= Child sex dolls =

A child sex doll is an anatomically correct, life-size sex doll that resembles a pubescent or prepubescent child.

== Production and trade ==

Child sex dolls are usually manufactured in China, Hong Kong and Japan. A number of them were made by Japanese company Trottla.

== Ethical aspects ==
Empirical scientific evidence for the claims that child sex doll ownership is directly or inversely related to sexual offending is scarce and neither claim has been sufficiently supported. A 2023 qualitative study reported that child sex doll ownership was inversely related to sexual behaviors including pornography consumption and sex worker seeking.

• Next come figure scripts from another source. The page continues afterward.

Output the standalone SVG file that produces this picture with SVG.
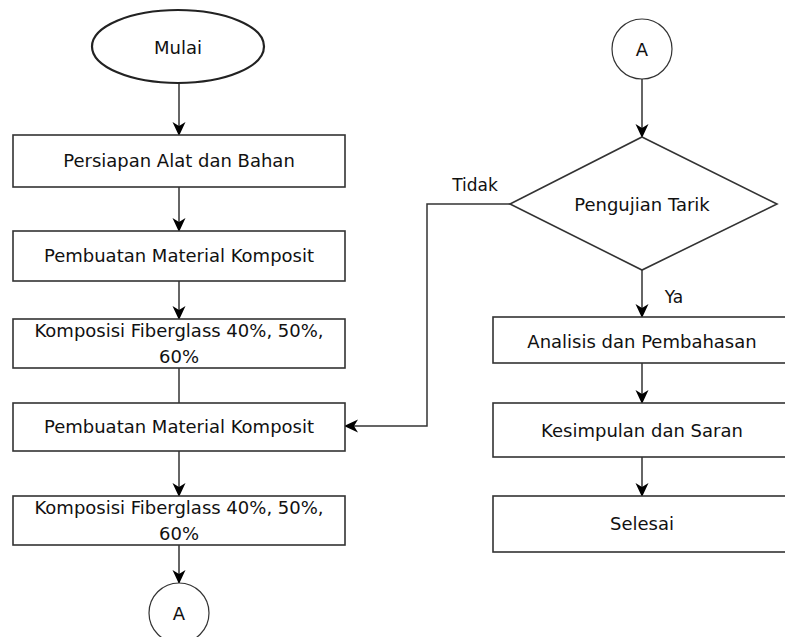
<svg xmlns="http://www.w3.org/2000/svg" width="785" height="637" viewBox="0 0 785 637">
<defs>
<marker id="arr" markerUnits="userSpaceOnUse" markerWidth="14" markerHeight="14" viewBox="0 0 14 14" refX="13" refY="7" orient="auto">
<path d="M0,0.5 L14,7 L0,13.5 L4,7 z" fill="#000"/>
</marker>
<style>
.box{fill:#fff;stroke:#333;stroke-width:1.6}
.term{fill:#fff;stroke:#222;stroke-width:2.2}
.con{fill:#fff;stroke:#333;stroke-width:1.2}
.ln{fill:none;stroke:#333;stroke-width:1.5}
text{font-family:"DejaVu Sans","Liberation Sans",sans-serif;font-size:18px;fill:#111;text-anchor:middle}
.lbl{font-size:17px}
</style>
</defs>
<rect width="785" height="637" fill="#fff"/>
<g id="connectors">
<line class="ln" x1="179" y1="83" x2="179" y2="135" marker-end="url(#arr)"/>
<line class="ln" x1="179" y1="187" x2="179" y2="231" marker-end="url(#arr)"/>
<line class="ln" x1="179" y1="281" x2="179" y2="319" marker-end="url(#arr)"/>
<line class="ln" x1="179" y1="368" x2="179" y2="403"/>
<line class="ln" x1="179" y1="451" x2="179" y2="496" marker-end="url(#arr)"/>
<line class="ln" x1="179" y1="545" x2="179" y2="583" marker-end="url(#arr)"/>
<line class="ln" x1="642" y1="79" x2="642" y2="137" marker-end="url(#arr)"/>
<line class="ln" x1="642" y1="270" x2="642" y2="317" marker-end="url(#arr)"/>
<line class="ln" x1="642" y1="363" x2="642" y2="403" marker-end="url(#arr)"/>
<line class="ln" x1="642" y1="457" x2="642" y2="496" marker-end="url(#arr)"/>
<polyline class="ln" points="510,204 427,204 427,426 345,426" marker-end="url(#arr)"/>
<text class="lbl" x="475" y="191">Tidak</text>
<text class="lbl" x="674" y="303">Ya</text>
</g>
<g id="mulai">
<ellipse class="term" cx="178" cy="46.5" rx="86" ry="36.5"/>
<text x="178" y="54">Mulai</text>
</g>
<g id="persiapan">
<rect class="box" x="13" y="135" width="332" height="52"/>
<text x="179" y="167">Persiapan Alat dan Bahan</text>
</g>
<g id="pembuatan1">
<rect class="box" x="13" y="231" width="332" height="50"/>
<text x="179" y="262">Pembuatan Material Komposit</text>
</g>
<g id="komposisi1">
<rect class="box" x="13" y="319" width="332" height="49"/>
<text x="179" y="336.5">Komposisi Fiberglass 40%, 50%,</text>
<text x="179" y="363">60%</text>
</g>
<g id="pembuatan2">
<rect class="box" x="13" y="403" width="332" height="48"/>
<text x="179" y="433">Pembuatan Material Komposit</text>
</g>
<g id="komposisi2">
<rect class="box" x="13" y="496" width="332" height="49"/>
<text x="179" y="513.5">Komposisi Fiberglass 40%, 50%,</text>
<text x="179" y="539.5">60%</text>
</g>
<g id="connA1">
<circle class="con" cx="179" cy="613" r="30"/>
<text x="179" y="619.5">A</text>
</g>
<g id="connA2">
<circle class="con" cx="642" cy="49" r="30"/>
<text x="642" y="55.5">A</text>
</g>
<g id="pengujian">
<polygon class="box" points="642,137 777,204 642,270 510,204"/>
<text x="642" y="210.5">Pengujian Tarik</text>
</g>
<g id="analisis">
<rect class="box" x="493" y="317" width="298" height="46"/>
<text x="642" y="348">Analisis dan Pembahasan</text>
</g>
<g id="kesimpulan">
<rect class="box" x="493" y="403" width="298" height="54"/>
<text x="642" y="436.5">Kesimpulan dan Saran</text>
</g>
<g id="selesai">
<rect class="box" x="493" y="496" width="298" height="56"/>
<text x="642" y="529.5">Selesai</text>
</g>
</svg>
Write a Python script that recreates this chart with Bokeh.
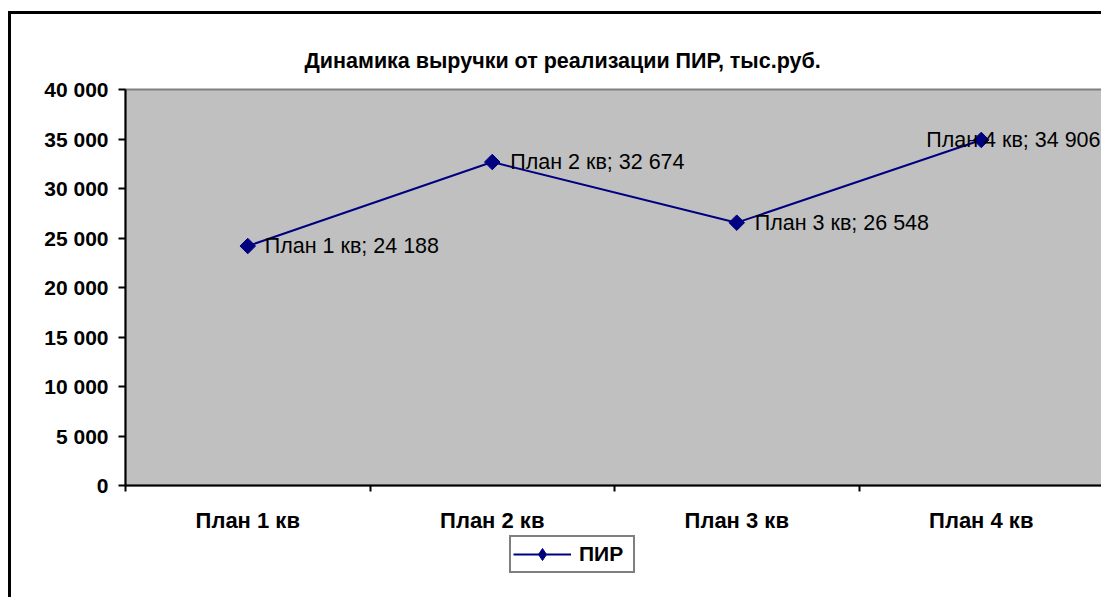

Royal Ottawa Mental Health Centre's Michael Seto said that he hopes "that people can get past their emotional reactions to the idea of child sex dolls or fictional child pornography, in the hope that we might find an option that helps people with pedophilia and makes children safer." Georgia Tech researcher and roboethicist Ronald Arkin and Specialist Treatment Organization for the Prevention of Sexual Offending (StopSO) chair Juliet Grayson have compared the use of child sex dolls to prevent child sexual abuse to the therapeutic use of methadone. In a 2017 paper Université Libre de Bruxelles philosopher Marc Behrendt said that child-like sex robots could be used as an alternative means of therapy.

Sex offender risk assessment researcher Wineke Smid stated that "there is no evidence" that child sex dolls are correlated to child sex crimes, and that "it is unlikely there will ever be." Toronto-based psychologist James Cantor stated in 2021, regarding laws that ban child sex dolls, that "there is no evidence to suggest that this is a progressive kind of disease or behavior where people go on from imagination to reality."

Some researchers have studies child sex dolls through the lenses of legal moralism, postulating that the perceived morality of such objects are a valid basis for their criminalization, irrespectively of any objective harm that they might cause. The ownership of child sex dolls has also been argued as a factor of symbolic harm. The legal moralistic stance is not without its critics, such as Ole Martin Moen, a philosopher at the University of Oslo, who unconditionally argues that while all forms of adult-minor sex (except perhaps when the adult and minor are very close in age to each other) are immoral and should thus remain criminalized and illegal, it should not be viewed as immoral (or ideally illegal, with the law needing to be changed in regards to this in his own opinion) for people who are attracted to minors to seek sexual pleasure and satisfaction through outlets that don't involve any real, actual, living children, such as child sex dolls and robots.